When we first came up the hill to our new place, we were fascinated and amused by these signs saying “Marsh Rd. Closed” because some enterprising delinquents had painted “Dead Bodies Found!” across them.

Some enterprising do-gooders tried to clean up the signs but you can still see the “ND!” at the end of this one.

I asked the landlord what was up with those signs, and he said, “oh, some murder 20 years ago — a body got dumped back there.”

Lately I’ve been passing the sign on my morning walks, and going about a mile and a half down Marsh Road.

The road is quiet and scenic, with hardly any traffic. Hard to believe anything ontoward could’ve happened out here.

That’s the Calaveras Reservoir off in the distance. I’m basically down at valley floor level here.

By now you’re thinking, “get to the good stuff, what about the murder?”

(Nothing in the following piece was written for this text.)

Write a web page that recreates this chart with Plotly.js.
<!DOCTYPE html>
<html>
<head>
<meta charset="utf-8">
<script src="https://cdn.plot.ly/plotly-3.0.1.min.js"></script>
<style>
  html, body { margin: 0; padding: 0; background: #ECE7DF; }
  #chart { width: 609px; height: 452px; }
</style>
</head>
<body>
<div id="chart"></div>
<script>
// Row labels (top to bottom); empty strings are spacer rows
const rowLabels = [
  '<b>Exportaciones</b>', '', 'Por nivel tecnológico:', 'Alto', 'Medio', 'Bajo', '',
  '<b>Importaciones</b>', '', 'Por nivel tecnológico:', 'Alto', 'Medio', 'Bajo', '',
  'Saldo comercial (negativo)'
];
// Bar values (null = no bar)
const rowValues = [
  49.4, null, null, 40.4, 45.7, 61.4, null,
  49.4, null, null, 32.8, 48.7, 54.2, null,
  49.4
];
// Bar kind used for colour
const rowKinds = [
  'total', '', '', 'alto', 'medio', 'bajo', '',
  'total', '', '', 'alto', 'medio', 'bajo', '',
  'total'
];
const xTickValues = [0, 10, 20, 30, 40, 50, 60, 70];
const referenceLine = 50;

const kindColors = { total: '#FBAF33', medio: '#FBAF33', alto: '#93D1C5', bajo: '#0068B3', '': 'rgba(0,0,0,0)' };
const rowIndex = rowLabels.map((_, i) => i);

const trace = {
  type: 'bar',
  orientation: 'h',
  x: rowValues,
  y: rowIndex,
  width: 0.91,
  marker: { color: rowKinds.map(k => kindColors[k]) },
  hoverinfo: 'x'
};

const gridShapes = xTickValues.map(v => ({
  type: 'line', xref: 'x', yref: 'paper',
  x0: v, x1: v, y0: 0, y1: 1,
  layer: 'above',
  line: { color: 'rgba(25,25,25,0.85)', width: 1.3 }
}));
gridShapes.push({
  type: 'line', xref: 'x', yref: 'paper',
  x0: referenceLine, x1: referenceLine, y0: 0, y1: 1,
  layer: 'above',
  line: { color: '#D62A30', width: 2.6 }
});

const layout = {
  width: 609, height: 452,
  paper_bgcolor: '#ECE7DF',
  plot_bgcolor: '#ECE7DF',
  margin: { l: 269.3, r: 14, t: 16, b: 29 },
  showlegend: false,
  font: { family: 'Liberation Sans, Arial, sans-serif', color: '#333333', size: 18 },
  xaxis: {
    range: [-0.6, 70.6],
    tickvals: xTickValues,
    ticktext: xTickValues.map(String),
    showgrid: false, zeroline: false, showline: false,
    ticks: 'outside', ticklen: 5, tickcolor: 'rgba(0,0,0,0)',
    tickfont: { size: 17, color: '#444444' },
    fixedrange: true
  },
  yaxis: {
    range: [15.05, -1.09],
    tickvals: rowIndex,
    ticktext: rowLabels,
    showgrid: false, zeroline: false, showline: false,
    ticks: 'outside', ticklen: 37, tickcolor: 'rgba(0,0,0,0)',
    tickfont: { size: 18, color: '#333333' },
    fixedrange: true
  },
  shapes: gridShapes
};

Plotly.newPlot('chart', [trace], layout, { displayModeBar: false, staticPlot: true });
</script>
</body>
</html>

OK, if you’ve seen the movie “River’s Edge” you already know about it: Co-stars Crispin Glover and Keanu Reeves are pals of this spooky, twisted teenager who flips out, raping and killing a teen-age girl and dumping her body out in the countryside. What made the movie really disturbing is what happened next: The killer goes back to his school and brags to all his friends about how he killed this girl, and he takes his friends out to view the corpse in the woods somewhere.

All this really happened, except it wasn’t in the Pacific Northwest — it was in Milpitas, the town right down the road from us. Some guy at the local high school raped and killed a teen-aged girl and dumped her body in a ravine on Marsh Road.

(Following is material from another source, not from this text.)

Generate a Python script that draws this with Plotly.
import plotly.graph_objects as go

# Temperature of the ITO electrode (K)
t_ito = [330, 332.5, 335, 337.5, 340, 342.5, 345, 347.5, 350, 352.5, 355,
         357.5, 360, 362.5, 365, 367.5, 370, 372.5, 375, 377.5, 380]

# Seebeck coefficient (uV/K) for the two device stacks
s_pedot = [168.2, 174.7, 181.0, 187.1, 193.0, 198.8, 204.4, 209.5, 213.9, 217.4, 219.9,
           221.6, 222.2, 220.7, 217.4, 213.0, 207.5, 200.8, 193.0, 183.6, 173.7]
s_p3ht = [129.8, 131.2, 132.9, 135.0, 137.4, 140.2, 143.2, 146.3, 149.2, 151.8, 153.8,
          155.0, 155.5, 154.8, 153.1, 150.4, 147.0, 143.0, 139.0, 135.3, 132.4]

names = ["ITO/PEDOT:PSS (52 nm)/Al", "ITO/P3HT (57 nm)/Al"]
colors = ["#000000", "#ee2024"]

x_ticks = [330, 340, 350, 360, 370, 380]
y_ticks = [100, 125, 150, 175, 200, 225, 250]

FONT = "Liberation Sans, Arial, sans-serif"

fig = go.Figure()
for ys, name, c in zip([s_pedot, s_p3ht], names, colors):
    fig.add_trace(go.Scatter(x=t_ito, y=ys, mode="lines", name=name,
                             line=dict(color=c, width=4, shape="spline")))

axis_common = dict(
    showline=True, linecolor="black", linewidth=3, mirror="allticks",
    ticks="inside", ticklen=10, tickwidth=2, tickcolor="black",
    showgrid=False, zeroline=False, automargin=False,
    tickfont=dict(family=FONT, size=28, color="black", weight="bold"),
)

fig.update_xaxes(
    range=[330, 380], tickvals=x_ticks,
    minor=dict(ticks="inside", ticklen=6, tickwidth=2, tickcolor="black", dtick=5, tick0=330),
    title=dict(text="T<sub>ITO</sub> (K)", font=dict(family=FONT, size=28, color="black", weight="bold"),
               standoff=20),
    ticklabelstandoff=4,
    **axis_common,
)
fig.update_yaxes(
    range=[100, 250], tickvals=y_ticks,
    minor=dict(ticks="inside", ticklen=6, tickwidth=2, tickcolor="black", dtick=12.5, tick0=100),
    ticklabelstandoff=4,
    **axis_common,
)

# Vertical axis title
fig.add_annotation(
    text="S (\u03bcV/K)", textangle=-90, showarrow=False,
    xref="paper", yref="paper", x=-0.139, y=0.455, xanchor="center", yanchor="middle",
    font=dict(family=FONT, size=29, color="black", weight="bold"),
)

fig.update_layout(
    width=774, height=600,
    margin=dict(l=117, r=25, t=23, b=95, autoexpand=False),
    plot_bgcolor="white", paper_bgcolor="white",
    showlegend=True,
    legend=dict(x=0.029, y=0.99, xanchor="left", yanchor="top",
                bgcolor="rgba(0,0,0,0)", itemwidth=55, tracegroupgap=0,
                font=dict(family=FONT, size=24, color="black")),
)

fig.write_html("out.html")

Here’s one of the ravines I walk past. There are lots of ravines out here so I doubt it’s anywhere near the fatal spot.

The guy who killed her really did go back to school and brag to his pals that he had done the deed, and had brought some of them out here to look at the body. It lay there for several days before it occurred to somebody to call the cops, who stopped a carload of local high school students on their way up to view the body. I suspect the perp will remain incarcerated for a very long time.

As for Marsh Road, it became a notorious party hangout for local teenagers. Sometimes things got out of hand and the locals complained.

My understanding is that a car fire — here’s the burnt spot — was the final straw: county authorities declared the road closed to the public and put in this gate so that only authorized vehicles can pass.

So that’s the story of the Marsh Road murder.